-- Dataset section start --

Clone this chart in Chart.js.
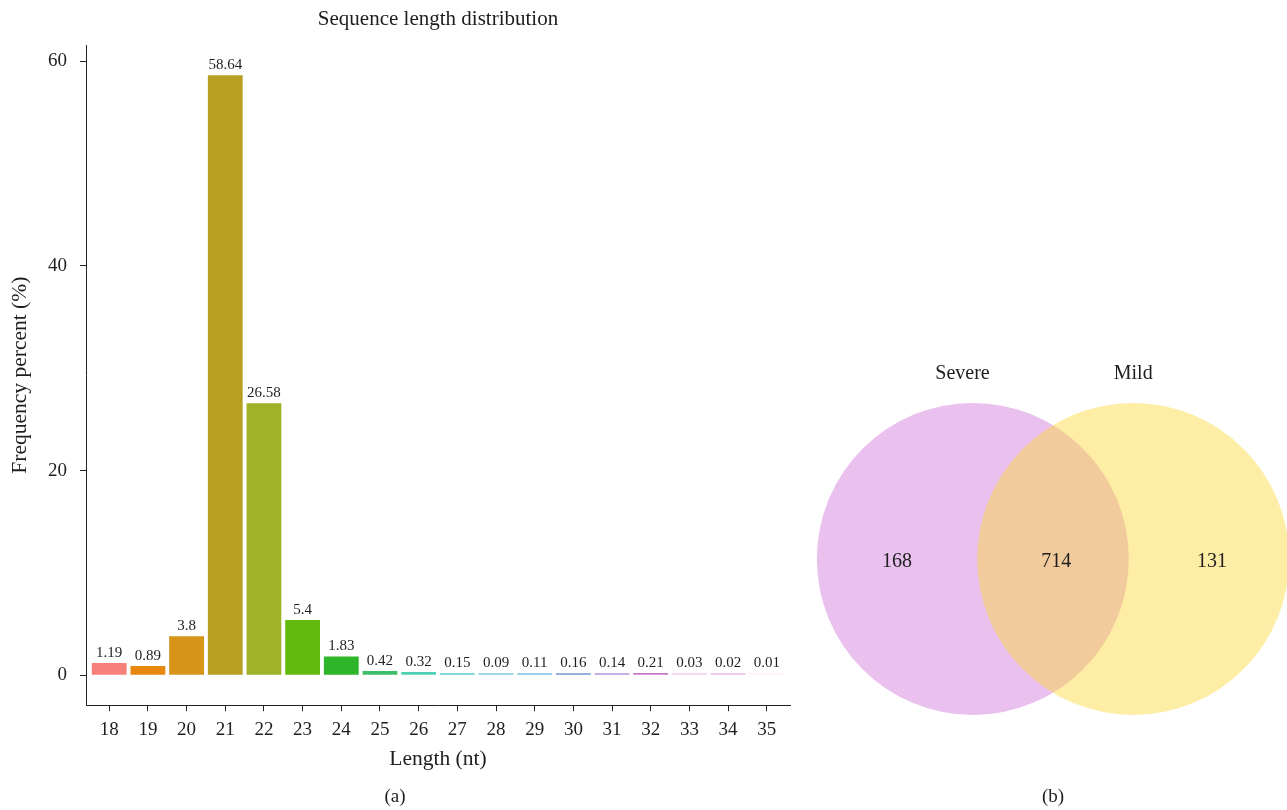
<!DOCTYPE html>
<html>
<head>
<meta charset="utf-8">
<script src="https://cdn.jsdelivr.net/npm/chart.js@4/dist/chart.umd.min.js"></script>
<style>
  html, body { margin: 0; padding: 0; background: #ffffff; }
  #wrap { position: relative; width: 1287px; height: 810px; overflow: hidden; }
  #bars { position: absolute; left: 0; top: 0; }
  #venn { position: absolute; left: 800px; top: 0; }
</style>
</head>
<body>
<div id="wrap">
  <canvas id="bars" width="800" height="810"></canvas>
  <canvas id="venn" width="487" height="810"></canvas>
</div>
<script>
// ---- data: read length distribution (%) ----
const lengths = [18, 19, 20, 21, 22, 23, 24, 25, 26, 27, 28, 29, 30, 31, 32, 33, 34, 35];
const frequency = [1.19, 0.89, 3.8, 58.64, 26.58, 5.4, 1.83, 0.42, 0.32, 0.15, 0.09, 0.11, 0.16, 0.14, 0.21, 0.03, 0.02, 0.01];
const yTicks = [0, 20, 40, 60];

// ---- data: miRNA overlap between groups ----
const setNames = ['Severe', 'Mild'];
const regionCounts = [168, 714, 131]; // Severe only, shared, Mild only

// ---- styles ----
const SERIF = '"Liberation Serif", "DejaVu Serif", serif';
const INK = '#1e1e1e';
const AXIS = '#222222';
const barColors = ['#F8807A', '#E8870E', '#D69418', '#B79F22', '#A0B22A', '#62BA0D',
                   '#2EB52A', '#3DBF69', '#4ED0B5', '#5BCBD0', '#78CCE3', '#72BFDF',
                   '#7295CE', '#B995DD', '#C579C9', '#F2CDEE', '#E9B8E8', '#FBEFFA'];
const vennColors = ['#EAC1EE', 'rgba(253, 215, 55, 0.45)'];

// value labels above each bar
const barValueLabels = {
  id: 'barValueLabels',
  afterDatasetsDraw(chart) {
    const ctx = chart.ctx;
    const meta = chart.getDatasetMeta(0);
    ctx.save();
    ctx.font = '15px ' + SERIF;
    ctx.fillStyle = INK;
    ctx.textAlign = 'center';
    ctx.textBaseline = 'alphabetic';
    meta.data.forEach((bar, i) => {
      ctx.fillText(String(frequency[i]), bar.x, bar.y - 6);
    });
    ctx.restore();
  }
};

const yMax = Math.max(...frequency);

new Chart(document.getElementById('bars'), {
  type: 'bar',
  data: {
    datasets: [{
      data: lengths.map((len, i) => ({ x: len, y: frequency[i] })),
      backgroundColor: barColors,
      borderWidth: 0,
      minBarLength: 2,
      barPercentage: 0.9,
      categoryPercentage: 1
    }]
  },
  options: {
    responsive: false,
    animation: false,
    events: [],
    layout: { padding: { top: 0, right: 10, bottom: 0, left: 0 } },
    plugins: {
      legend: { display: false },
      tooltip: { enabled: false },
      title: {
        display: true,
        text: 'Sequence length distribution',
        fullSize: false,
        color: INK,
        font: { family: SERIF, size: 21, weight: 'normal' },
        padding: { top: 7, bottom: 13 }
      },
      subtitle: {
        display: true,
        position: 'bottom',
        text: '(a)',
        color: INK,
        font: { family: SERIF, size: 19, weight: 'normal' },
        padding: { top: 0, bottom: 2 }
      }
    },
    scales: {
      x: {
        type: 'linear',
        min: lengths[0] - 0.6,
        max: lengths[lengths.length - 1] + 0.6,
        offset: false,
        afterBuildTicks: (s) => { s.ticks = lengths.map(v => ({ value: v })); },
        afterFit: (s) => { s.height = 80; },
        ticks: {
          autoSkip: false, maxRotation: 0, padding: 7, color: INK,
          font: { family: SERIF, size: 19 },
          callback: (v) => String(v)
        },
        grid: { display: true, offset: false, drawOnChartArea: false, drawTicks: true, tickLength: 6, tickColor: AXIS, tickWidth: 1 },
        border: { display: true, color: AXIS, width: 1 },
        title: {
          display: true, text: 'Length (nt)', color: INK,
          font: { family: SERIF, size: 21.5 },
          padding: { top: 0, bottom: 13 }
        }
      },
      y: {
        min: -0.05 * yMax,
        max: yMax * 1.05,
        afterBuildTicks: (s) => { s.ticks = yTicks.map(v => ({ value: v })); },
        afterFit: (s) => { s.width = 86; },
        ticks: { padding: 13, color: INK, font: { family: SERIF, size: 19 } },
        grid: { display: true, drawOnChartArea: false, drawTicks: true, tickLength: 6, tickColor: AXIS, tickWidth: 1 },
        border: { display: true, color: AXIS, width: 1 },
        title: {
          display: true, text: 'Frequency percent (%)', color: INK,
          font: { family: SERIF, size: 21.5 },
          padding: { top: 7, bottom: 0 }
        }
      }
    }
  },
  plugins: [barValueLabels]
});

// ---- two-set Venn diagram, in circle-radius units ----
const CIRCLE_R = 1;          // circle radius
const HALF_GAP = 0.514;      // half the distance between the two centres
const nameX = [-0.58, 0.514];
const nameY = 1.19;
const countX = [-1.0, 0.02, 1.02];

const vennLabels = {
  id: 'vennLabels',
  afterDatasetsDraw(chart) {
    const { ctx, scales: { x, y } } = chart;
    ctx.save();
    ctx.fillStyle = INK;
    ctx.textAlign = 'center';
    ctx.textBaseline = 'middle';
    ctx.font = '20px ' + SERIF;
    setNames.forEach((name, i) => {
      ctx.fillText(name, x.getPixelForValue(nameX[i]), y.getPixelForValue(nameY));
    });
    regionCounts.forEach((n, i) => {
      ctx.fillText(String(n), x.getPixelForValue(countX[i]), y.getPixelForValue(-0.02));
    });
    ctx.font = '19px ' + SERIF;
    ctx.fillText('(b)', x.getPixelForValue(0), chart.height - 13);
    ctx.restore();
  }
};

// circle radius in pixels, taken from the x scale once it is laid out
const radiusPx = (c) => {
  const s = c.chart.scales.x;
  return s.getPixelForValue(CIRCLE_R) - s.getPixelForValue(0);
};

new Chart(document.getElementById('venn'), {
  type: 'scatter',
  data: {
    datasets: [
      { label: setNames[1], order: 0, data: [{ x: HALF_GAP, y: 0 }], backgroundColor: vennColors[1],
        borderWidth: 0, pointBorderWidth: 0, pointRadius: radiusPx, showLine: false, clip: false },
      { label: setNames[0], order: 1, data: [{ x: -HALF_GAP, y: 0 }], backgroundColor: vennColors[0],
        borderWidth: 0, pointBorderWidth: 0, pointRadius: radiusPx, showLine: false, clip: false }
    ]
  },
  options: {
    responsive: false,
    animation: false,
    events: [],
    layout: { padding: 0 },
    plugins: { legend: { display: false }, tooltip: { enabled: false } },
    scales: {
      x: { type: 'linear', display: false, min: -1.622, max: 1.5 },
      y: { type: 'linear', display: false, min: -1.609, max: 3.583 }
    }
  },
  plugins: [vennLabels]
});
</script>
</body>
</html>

-- Dataset section end --

Problem —
Leave out the pictures and give the listing above again exactly.

Worked solution —
Clone this chart in Chart.js.
<!DOCTYPE html>
<html>
<head>
<meta charset="utf-8">
<script src="https://cdn.jsdelivr.net/npm/chart.js@4/dist/chart.umd.min.js"></script>
<style>
  html, body { margin: 0; padding: 0; background: #ffffff; }
  #wrap { position: relative; width: 1287px; height: 810px; overflow: hidden; }
  #bars { position: absolute; left: 0; top: 0; }
  #venn { position: absolute; left: 800px; top: 0; }
</style>
</head>
<body>
<div id="wrap">
  <canvas id="bars" width="800" height="810"></canvas>
  <canvas id="venn" width="487" height="810"></canvas>
</div>
<script>
// ---- data: read length distribution (%) ----
const lengths = [18, 19, 20, 21, 22, 23, 24, 25, 26, 27, 28, 29, 30, 31, 32, 33, 34, 35];
const frequency = [1.19, 0.89, 3.8, 58.64, 26.58, 5.4, 1.83, 0.42, 0.32, 0.15, 0.09, 0.11, 0.16, 0.14, 0.21, 0.03, 0.02, 0.01];
const yTicks = [0, 20, 40, 60];

// ---- data: miRNA overlap between groups ----
const setNames = ['Severe', 'Mild'];
const regionCounts = [168, 714, 131]; // Severe only, shared, Mild only

// ---- styles ----
const SERIF = '"Liberation Serif", "DejaVu Serif", serif';
const INK = '#1e1e1e';
const AXIS = '#222222';
const barColors = ['#F8807A', '#E8870E', '#D69418', '#B79F22', '#A0B22A', '#62BA0D',
                   '#2EB52A', '#3DBF69', '#4ED0B5', '#5BCBD0', '#78CCE3', '#72BFDF',
                   '#7295CE', '#B995DD', '#C579C9', '#F2CDEE', '#E9B8E8', '#FBEFFA'];
const vennColors = ['#EAC1EE', 'rgba(253, 215, 55, 0.45)'];

// value labels above each bar
const barValueLabels = {
  id: 'barValueLabels',
  afterDatasetsDraw(chart) {
    const ctx = chart.ctx;
    const meta = chart.getDatasetMeta(0);
    ctx.save();
    ctx.font = '15px ' + SERIF;
    ctx.fillStyle = INK;
    ctx.textAlign = 'center';
    ctx.textBaseline = 'alphabetic';
    meta.data.forEach((bar, i) => {
      ctx.fillText(String(frequency[i]), bar.x, bar.y - 6);
    });
    ctx.restore();
  }
};

const yMax = Math.max(...frequency);

new Chart(document.getElementById('bars'), {
  type: 'bar',
  data: {
    datasets: [{
      data: lengths.map((len, i) => ({ x: len, y: frequency[i] })),
      backgroundColor: barColors,
      borderWidth: 0,
      minBarLength: 2,
      barPercentage: 0.9,
      categoryPercentage: 1
    }]
  },
  options: {
    responsive: false,
    animation: false,
    events: [],
    layout: { padding: { top: 0, right: 10, bottom: 0, left: 0 } },
    plugins: {
      legend: { display: false },
      tooltip: { enabled: false },
      title: {
        display: true,
        text: 'Sequence length distribution',
        fullSize: false,
        color: INK,
        font: { family: SERIF, size: 21, weight: 'normal' },
        padding: { top: 7, bottom: 13 }
      },
      subtitle: {
        display: true,
        position: 'bottom',
        text: '(a)',
        color: INK,
        font: { family: SERIF, size: 19, weight: 'normal' },
        padding: { top: 0, bottom: 2 }
      }
    },
    scales: {
      x: {
        type: 'linear',
        min: lengths[0] - 0.6,
        max: lengths[lengths.length - 1] + 0.6,
        offset: false,
        afterBuildTicks: (s) => { s.ticks = lengths.map(v => ({ value: v })); },
        afterFit: (s) => { s.height = 80; },
        ticks: {
          autoSkip: false, maxRotation: 0, padding: 7, color: INK,
          font: { family: SERIF, size: 19 },
          callback: (v) => String(v)
        },
        grid: { display: true, offset: false, drawOnChartArea: false, drawTicks: true, tickLength: 6, tickColor: AXIS, tickWidth: 1 },
        border: { display: true, color: AXIS, width: 1 },
        title: {
          display: true, text: 'Length (nt)', color: INK,
          font: { family: SERIF, size: 21.5 },
          padding: { top: 0, bottom: 13 }
        }
      },
      y: {
        min: -0.05 * yMax,
        max: yMax * 1.05,
        afterBuildTicks: (s) => { s.ticks = yTicks.map(v => ({ value: v })); },
        afterFit: (s) => { s.width = 86; },
        ticks: { padding: 13, color: INK, font: { family: SERIF, size: 19 } },
        grid: { display: true, drawOnChartArea: false, drawTicks: true, tickLength: 6, tickColor: AXIS, tickWidth: 1 },
        border: { display: true, color: AXIS, width: 1 },
        title: {
          display: true, text: 'Frequency percent (%)', color: INK,
          font: { family: SERIF, size: 21.5 },
          padding: { top: 7, bottom: 0 }
        }
      }
    }
  },
  plugins: [barValueLabels]
});

// ---- two-set Venn diagram, in circle-radius units ----
const CIRCLE_R = 1;          // circle radius
const HALF_GAP = 0.514;      // half the distance between the two centres
const nameX = [-0.58, 0.514];
const nameY = 1.19;
const countX = [-1.0, 0.02, 1.02];

const vennLabels = {
  id: 'vennLabels',
  afterDatasetsDraw(chart) {
    const { ctx, scales: { x, y } } = chart;
    ctx.save();
    ctx.fillStyle = INK;
    ctx.textAlign = 'center';
    ctx.textBaseline = 'middle';
    ctx.font = '20px ' + SERIF;
    setNames.forEach((name, i) => {
      ctx.fillText(name, x.getPixelForValue(nameX[i]), y.getPixelForValue(nameY));
    });
    regionCounts.forEach((n, i) => {
      ctx.fillText(String(n), x.getPixelForValue(countX[i]), y.getPixelForValue(-0.02));
    });
    ctx.font = '19px ' + SERIF;
    ctx.fillText('(b)', x.getPixelForValue(0), chart.height - 13);
    ctx.restore();
  }
};

// circle radius in pixels, taken from the x scale once it is laid out
const radiusPx = (c) => {
  const s = c.chart.scales.x;
  return s.getPixelForValue(CIRCLE_R) - s.getPixelForValue(0);
};

new Chart(document.getElementById('venn'), {
  type: 'scatter',
  data: {
    datasets: [
      { label: setNames[1], order: 0, data: [{ x: HALF_GAP, y: 0 }], backgroundColor: vennColors[1],
        borderWidth: 0, pointBorderWidth: 0, pointRadius: radiusPx, showLine: false, clip: false },
      { label: setNames[0], order: 1, data: [{ x: -HALF_GAP, y: 0 }], backgroundColor: vennColors[0],
        borderWidth: 0, pointBorderWidth: 0, pointRadius: radiusPx, showLine: false, clip: false }
    ]
  },
  options: {
    responsive: false,
    animation: false,
    events: [],
    layout: { padding: 0 },
    plugins: { legend: { display: false }, tooltip: { enabled: false } },
    scales: {
      x: { type: 'linear', display: false, min: -1.622, max: 1.5 },
      y: { type: 'linear', display: false, min: -1.609, max: 3.583 }
    }
  },
  plugins: [vennLabels]
});
</script>
</body>
</html>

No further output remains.